During her senior year of college, she was one of the approximately 150 black students at Cornell who took over Willard Strait Hall, Cornell’s student union, in response to a cross burning on the lawn at the university. Because several of the students were armed, Willis was forced to formulate her own beliefs about violent protest versus peaceful protest, as she had witnessed marching in Alabama. Willis was the only woman given a leadership role (Minister of Women’s Safety) in the Black Student Movement.

In 1969, she earned her bachelor’s degree and also accepted a job as teaching assistant for a philosophy course at Cornell. At the end of the year, her thesis advisor made Willis a very unusual offer. She could be admitted to the graduate studies program in philosophy and granted her first year there, in absentia, which would allow her to return to Nepal on a University Traveling Fellowship. Willis, along with friends, spent the fall of 1969 hitchhiking through Europe (where the trio had a near-death experience) before returning to Nepal where Willis met Lama Yeshe, who would become her teacher and guide in the Tibetan Buddhist traditions. They would remain close friends and colleagues until his death in 1984.

In 1970, Willis decided that she wanted to teach and entered the doctoral program in Indic and Buddhist Studies at Columbia University in New York City. In January 1974, while completing her doctoral dissertation, Willis took a teaching position in the Religious Studies Department at the University of California, Santa Cruz, where she also met author Alex Haley and formed a special bond with him. Her dissertation was a translation and analysis of a fourth century Buddhist philosophical treatise, and she earned her Ph.D. in 1976.

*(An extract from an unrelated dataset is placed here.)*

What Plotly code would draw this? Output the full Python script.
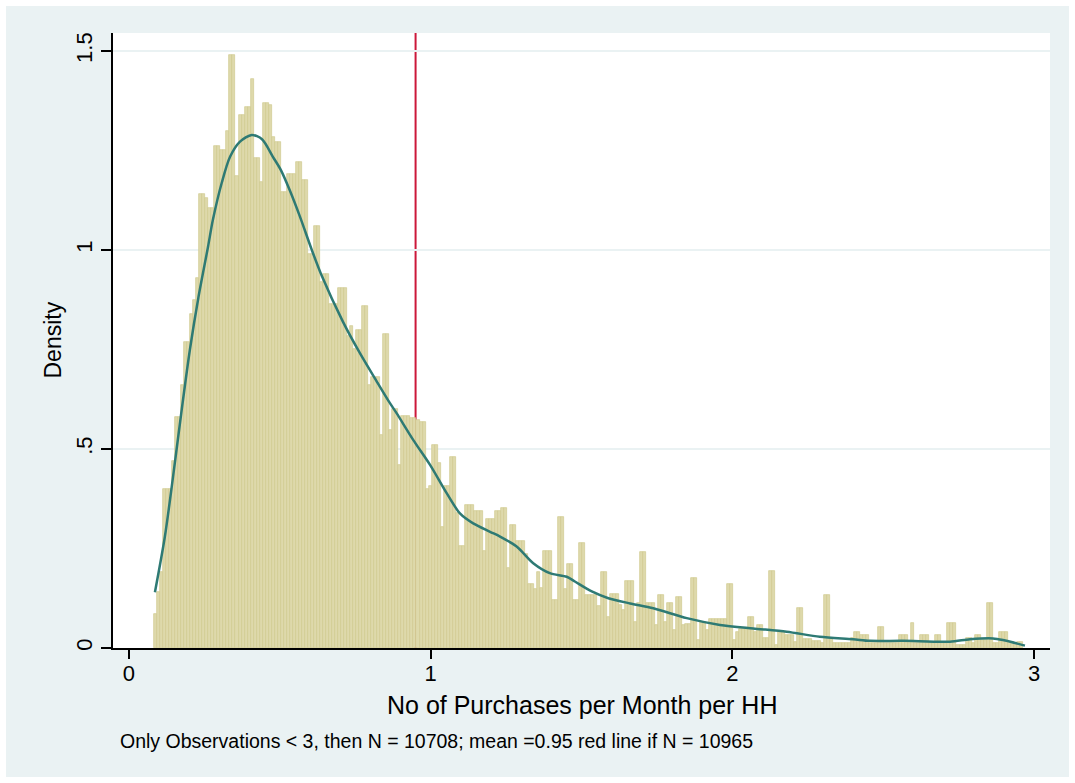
import plotly.graph_objects as go

# Histogram of purchases per month per household (bin width 0.01, starting at 0.083)
bin_start = 0.083
bin_width = 0.01
density = [
    0.085, 0.14, 0.19, 0.40, 0.40, 0.40, 0.47, 0.58, 0.58, 0.66,
    0.77, 0.77, 0.84, 0.875, 0.93, 1.14, 1.14, 1.13, 1.105, 1.105,
    1.26, 1.26, 1.25, 1.25, 1.30, 1.49, 1.49, 1.185, 1.34, 1.34,
    1.36, 1.36, 1.43, 1.23, 1.23, 1.17, 1.37, 1.37, 1.365, 1.285,
    1.27, 1.27, 1.145, 1.145, 1.19, 1.19, 1.19, 1.22, 1.22, 1.175,
    1.175, 0.99, 0.99, 1.06, 1.06, 0.92, 0.94, 0.94, 0.865, 0.865,
    0.865, 0.905, 0.905, 0.905, 0.785, 0.81, 0.75, 0.80, 0.80, 0.86,
    0.86, 0.66, 0.68, 0.68, 0.68, 0.535, 0.79, 0.79, 0.548, 0.60,
    0.60, 0.46, 0.583, 0.583, 0.583, 0.577, 0.577, 0.573, 0.569, 0.569,
    0.40, 0.407, 0.51, 0.51, 0.466, 0.305, 0.407, 0.407, 0.48, 0.48,
    0.338, 0.256, 0.256, 0.36, 0.36, 0.36, 0.345, 0.345, 0.345, 0.244,
    0.323, 0.323, 0.323, 0.344, 0.344, 0.351, 0.351, 0.20, 0.31, 0.31,
    0.27, 0.27, 0.27, 0.236, 0.16, 0.16, 0.147, 0.19, 0.152, 0.243,
    0.243, 0.243, 0.12, 0.12, 0.33, 0.33, 0.147, 0.21, 0.21, 0.12,
    0.12, 0.263, 0.263, 0.133, 0.133, 0.133, 0.133, 0.105, 0.19, 0.19,
    0.079, 0.135, 0.135, 0.135, 0.108, 0.095, 0.169, 0.169, 0.169, 0.066,
    0.112, 0.242, 0.242, 0.112, 0.112, 0.112, 0.058, 0.133, 0.133, 0.066,
    0.114, 0.114, 0.045, 0.127, 0.127, 0.058, 0.06, 0.06, 0.175, 0.175,
    0.02, 0.066, 0.066, 0.045, 0.073, 0.073, 0.073, 0.073, 0.073, 0.073,
    0.161, 0.161, 0.02, 0.039, 0.047, 0.047, 0.047, 0.079, 0.079, 0.041,
    0.059, 0.059, 0.026, 0.026, 0.194, 0.194, 0.008, 0.039, 0.039, 0.033,
    0.033, 0.033, 0.016, 0.10, 0.10, 0.022, 0.022, 0.022, 0.018, 0.018,
    0.018, 0.012, 0.133, 0.133, 0.022, 0.012, 0.012, 0.012, 0.012, 0.012,
    0.012, 0.024, 0.039, 0.039, 0.033, 0.033, 0.033, 0.012, 0.012, 0.012,
    0.052, 0.052, 0.012, 0.012, 0.012, 0.012, 0.012, 0.033, 0.033, 0.033,
    0.012, 0.064, 0.012, 0.012, 0.033, 0.033, 0.033, 0.012, 0.012, 0.033,
    0.033, 0.012, 0.012, 0.064, 0.064, 0.064, 0.008, 0.008, 0.008, 0.024,
    0.024, 0.012, 0.033, 0.033, 0.02, 0.02, 0.112, 0.112, 0.013, 0.013,
    0.039, 0.039, 0.039, 0.016, 0.016, 0.012, 0.016, 0.016,
]
bin_centers = [bin_start + bin_width * (i + 0.5) for i in range(len(density))]

# Kernel density estimate
kde_x = [0.086, 0.119, 0.146, 0.175, 0.202, 0.230, 0.262, 0.278, 0.308, 0.335,
         0.368, 0.407, 0.441, 0.477, 0.504, 0.534, 0.567, 0.606, 0.639, 0.709,
         0.766, 0.821, 0.865, 0.887, 0.942, 0.998, 1.053, 1.097, 1.141, 1.197,
         1.230, 1.285, 1.340, 1.395, 1.451, 1.478, 1.534, 1.589, 1.661, 1.738,
         1.849, 1.959, 2.069, 2.180, 2.290, 2.400, 2.456, 2.566, 2.721, 2.788,
         2.864, 2.897, 2.970]
kde_y = [0.14, 0.28, 0.43, 0.60, 0.75, 0.88, 1.008, 1.075, 1.17, 1.234,
         1.272, 1.289, 1.278, 1.234, 1.20, 1.148, 1.083, 1.000, 0.935, 0.82,
         0.74, 0.67, 0.615, 0.59, 0.523, 0.46, 0.389, 0.338, 0.313, 0.292,
         0.28, 0.255, 0.213, 0.188, 0.179, 0.167, 0.142, 0.125, 0.112, 0.10,
         0.075, 0.058, 0.049, 0.041, 0.028, 0.022, 0.018, 0.018, 0.016, 0.022,
         0.024, 0.02, 0.006]

mean_value = 0.95

x_ticks = [0, 1, 2, 3]
y_ticks = [0, 0.5, 1, 1.5]
y_tick_text = ["0", ".5", "1", "1.5"]

x_title = "No of Purchases per Month per HH"
y_title = "Density"
note = "Only Observations < 3, then N = 10708; mean =0.95 red line if N = 10965"

FONT = "Liberation Sans, Arial, sans-serif"
BG = "#EAF2F3"

fig = go.Figure()
fig.add_trace(go.Bar(
    x=bin_centers, y=density, width=bin_width,
    marker=dict(color="rgb(222,217,171)", line=dict(color="rgb(208,200,142)", width=0.7)),
    hoverinfo="skip",
))
fig.add_trace(go.Scatter(
    x=kde_x, y=kde_y, mode="lines",
    line=dict(color="rgb(46,122,116)", width=2.5, shape="spline", smoothing=0.8),
    hoverinfo="skip",
))

# outer panel and white plot region
fig.add_shape(type="rect", xref="paper", yref="paper",
              x0=-0.1142, x1=1.0203, y0=-0.2098, y1=1.0439,
              fillcolor=BG, line_width=0, layer="below")
fig.add_shape(type="rect", xref="paper", yref="paper",
              x0=0, x1=1, y0=0, y1=1,
              fillcolor="white", line_width=0, layer="below")
# mean line
fig.add_shape(type="line", xref="x", yref="paper",
              x0=mean_value, x1=mean_value, y0=0, y1=1,
              line=dict(color="rgb(204,24,58)", width=2), layer="below")

fig.update_layout(
    width=1075, height=783,
    margin=dict(l=113, r=25, t=33, b=135),
    paper_bgcolor="white", plot_bgcolor="white",
    showlegend=False, bargap=0,
    font=dict(family=FONT, color="black"),
    xaxis=dict(
        range=[-0.053, 3.053], tickvals=x_ticks,
        ticks="outside", ticklen=9, tickwidth=2, tickcolor="black",
        ticklabelstandoff=-4,
        showline=True, linecolor="black", linewidth=2,
        showgrid=False, zeroline=False,
        tickfont=dict(size=22, family=FONT),
    ),
    yaxis=dict(
        range=[0, 1.545], tickvals=y_ticks, ticktext=y_tick_text,
        tickangle=-90,
        ticks="outside", ticklen=10, tickwidth=2, tickcolor="black",
        showline=True, linecolor="black", linewidth=2,
        showgrid=True, gridcolor=BG, gridwidth=2, zeroline=False,
        tickfont=dict(size=22, family=FONT),
    ),
    annotations=[
        dict(text=x_title, xref="paper", yref="paper", x=0.5, y=-0.0927,
             xanchor="center", yanchor="middle", showarrow=False,
             font=dict(size=25, family=FONT)),
        dict(text=y_title, xref="paper", yref="paper", x=-0.0651, y=0.5,
             xanchor="center", yanchor="middle", textangle=-90, showarrow=False,
             font=dict(size=23, family=FONT)),
        dict(text=note, xref="paper", yref="paper", x=0.0053, y=-0.1515,
             xanchor="left", yanchor="middle", showarrow=False,
             font=dict(size=19.5, family=FONT)),
    ],
)

fig.write_html("out.html")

In 1977, Willis was hired by Wesleyan University in Middletown, Connecticut, and spent her entire career there and is currently a visiting professor at Agnes Scott College in Decatur, Georgia. At Wesleyan until 2013, she also served as Acting Director of the Center of African American Studies and Chair of the Department of Religion. In 2003, she was awarded Wesleyan University’s Binswanger Prize for Excellence in Teaching and was named one of Thirteen Distinguished Leaders of Faith-based Health Initiatives by Aetna Incorporated. She has been featured in Newsweek (2005), was named one of TIME magazine’s “Six Spiritual Leaders of the Millennium” (2000); and Ebony named her one of its “Power 150” most influential African Americans. She was a frequent contributor to the “On Faith” blog co-sponsored by Newsweek and the Washington Post.

Willis has studied with Tibetan Buddhists in India, Nepal, Switzerland, and the United States for more than 40 years and was one of the first western women to visit the monasteries and work with the lamas. She has spent much of her teaching and writing life translating Tibetan texts with the intention of making them more accessible to westerners. She has written about and published extensively on meditation, sacred biography, women, religion, and social change. Dreaming Me, her only work intended for a popular audience, is in the tradition of Eudora Welty’s One Writer’s Beginnings and Alex Haley’s Roots.

Additional Resources

Kingsbury, Pam. Inner Voices, Inner Views: Conversations with Southern Writers. Norwalk, Conn.: Enolam Press, 2005.

Underwood, Anne. “Tibetan Buddhism: Learning to Let Go.” Newsweek, August 28, 2005.

Willis, Jan. Dreaming Me: Black, Baptist, and Buddhist, One Woman’s Spiritual Journey. Boston, Mass.: Wisdom Publications, 2008.